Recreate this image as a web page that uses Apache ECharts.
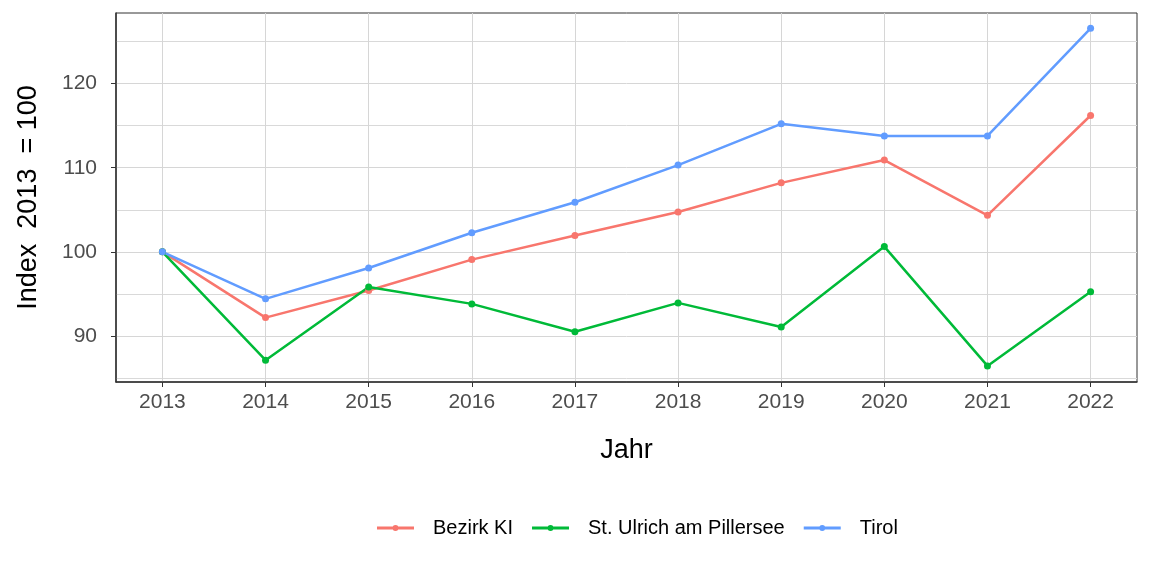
<!DOCTYPE html>
<html>
<head>
<meta charset="utf-8">
<script src="https://cdn.jsdelivr.net/npm/echarts@6/dist/echarts.min.js"></script>
<style>html,body{margin:0;padding:0;background:#fff}#c{width:1152px;height:576px}</style>
</head>
<body>
<div id="c"></div>
<script>
const years = [2013, 2014, 2015, 2016, 2017, 2018, 2019, 2020, 2021, 2022];
const bezirkKI = [100, 92.19, 95.41, 99.08, 101.95, 104.73, 108.2, 110.91, 104.34, 116.2];
const stUlrich = [100, 87.13, 95.82, 93.82, 90.51, 93.94, 91.08, 100.63, 86.45, 95.26];
const tirol = [100, 94.42, 98.09, 102.27, 105.89, 110.31, 115.21, 113.78, 113.78, 126.56];
const yMajor = [90, 100, 110, 120];
const yMinor = [85, 95, 105, 115, 125];
const seriesNames = ['Bezirk KI', 'St. Ulrich am Pillersee', 'Tirol'];
const colors = ['#F8766D', '#00BA38', '#619CFF'];

const chart = echarts.init(document.getElementById('c'));
const font = 'Liberation Sans, Arial, sans-serif';
const yMin = 84.54, yMax = 128.38;
function mk(name, vals, color) {
  return {
    name: name, type: 'line', data: years.map((y, i) => [y, vals[i]]),
    xAxisIndex: 0, yAxisIndex: 0,
    lineStyle: { color: color, width: 2.5 },
    itemStyle: { color: color },
    symbol: 'circle', symbolSize: 7, showSymbol: true,
    animation: false
  };
}
chart.setOption({
  animation: false,
  grid: { left: 116, right: 15, top: 13, bottom: 194, show: true, borderColor: '#333', borderWidth: 1, containLabel: false },
  xAxis: {
    type: 'value', min: 2012.55, max: 2022.45,
    name: 'Jahr', nameLocation: 'middle', nameGap: 55,
    nameTextStyle: { fontFamily: font, fontSize: 27, color: '#000' },
    axisLine: { show: true, onZero: false, lineStyle: { color: '#333', width: 1.5 } },
    axisTick: { show: true, customValues: years, length: 5, lineStyle: { color: '#333' } },
    axisLabel: { customValues: years, fontFamily: font, fontSize: 21, color: '#4d4d4d', margin: 10, formatter: v => String(v) },
    splitLine: { show: true, lineStyle: { color: '#d6d6d6', width: 1 } }
  },
  yAxis: [{
    type: 'value', min: yMin, max: yMax,
    name: 'Index  2013  = 100', nameLocation: 'middle', nameGap: 74, nameRotate: 90,
    nameTextStyle: { fontFamily: font, fontSize: 27, color: '#000' },
    axisLine: { show: true, onZero: false, lineStyle: { color: '#333', width: 1.5 } },
    axisTick: { show: true, customValues: yMajor, length: 5, lineStyle: { color: '#333' } },
    axisLabel: { customValues: yMajor, fontFamily: font, fontSize: 21, color: '#4d4d4d', margin: 19 },
    splitLine: { show: true, lineStyle: { color: '#d6d6d6', width: 1 } }
  }, {
    type: 'value', min: yMin, max: yMax, position: 'left',
    axisLine: { show: false }, axisLabel: { show: false },
    axisTick: { show: false, customValues: yMinor },
    splitLine: { show: true, lineStyle: { color: '#d9d9d9', width: 1 } }
  }],
  legend: {
    data: seriesNames, top: 513, left: 372, itemWidth: 37, itemHeight: 7, itemGap: 19,
    icon: 'path://M0,2L37,2L37,5L0,5Z M15.5,3.5A3,3 0 1,1 21.5,3.5A3,3 0 1,1 15.5,3.5Z',
    textStyle: { fontFamily: font, fontSize: 20, color: '#000', padding: [0, 0, 0, 14] }
  },
  series: [mk(seriesNames[0], bezirkKI, colors[0]), mk(seriesNames[1], stUlrich, colors[1]), mk(seriesNames[2], tirol, colors[2])]
});
</script>
</body>
</html>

----------

What to do: Repeat, exactly and in full, each line from the start of the data to the line that contains "const colors = ['#F8766D', '#00BA38', '#619CFF'];". Pictures do not go in.

Exercise result:
Recreate this image as a web page that uses Apache ECharts.
<!DOCTYPE html>
<html>
<head>
<meta charset="utf-8">
<script src="https://cdn.jsdelivr.net/npm/echarts@6/dist/echarts.min.js"></script>
<style>html,body{margin:0;padding:0;background:#fff}#c{width:1152px;height:576px}</style>
</head>
<body>
<div id="c"></div>
<script>
const years = [2013, 2014, 2015, 2016, 2017, 2018, 2019, 2020, 2021, 2022];
const bezirkKI = [100, 92.19, 95.41, 99.08, 101.95, 104.73, 108.2, 110.91, 104.34, 116.2];
const stUlrich = [100, 87.13, 95.82, 93.82, 90.51, 93.94, 91.08, 100.63, 86.45, 95.26];
const tirol = [100, 94.42, 98.09, 102.27, 105.89, 110.31, 115.21, 113.78, 113.78, 126.56];
const yMajor = [90, 100, 110, 120];
const yMinor = [85, 95, 105, 115, 125];
const seriesNames = ['Bezirk KI', 'St. Ulrich am Pillersee', 'Tirol'];
const colors = ['#F8766D', '#00BA38', '#619CFF'];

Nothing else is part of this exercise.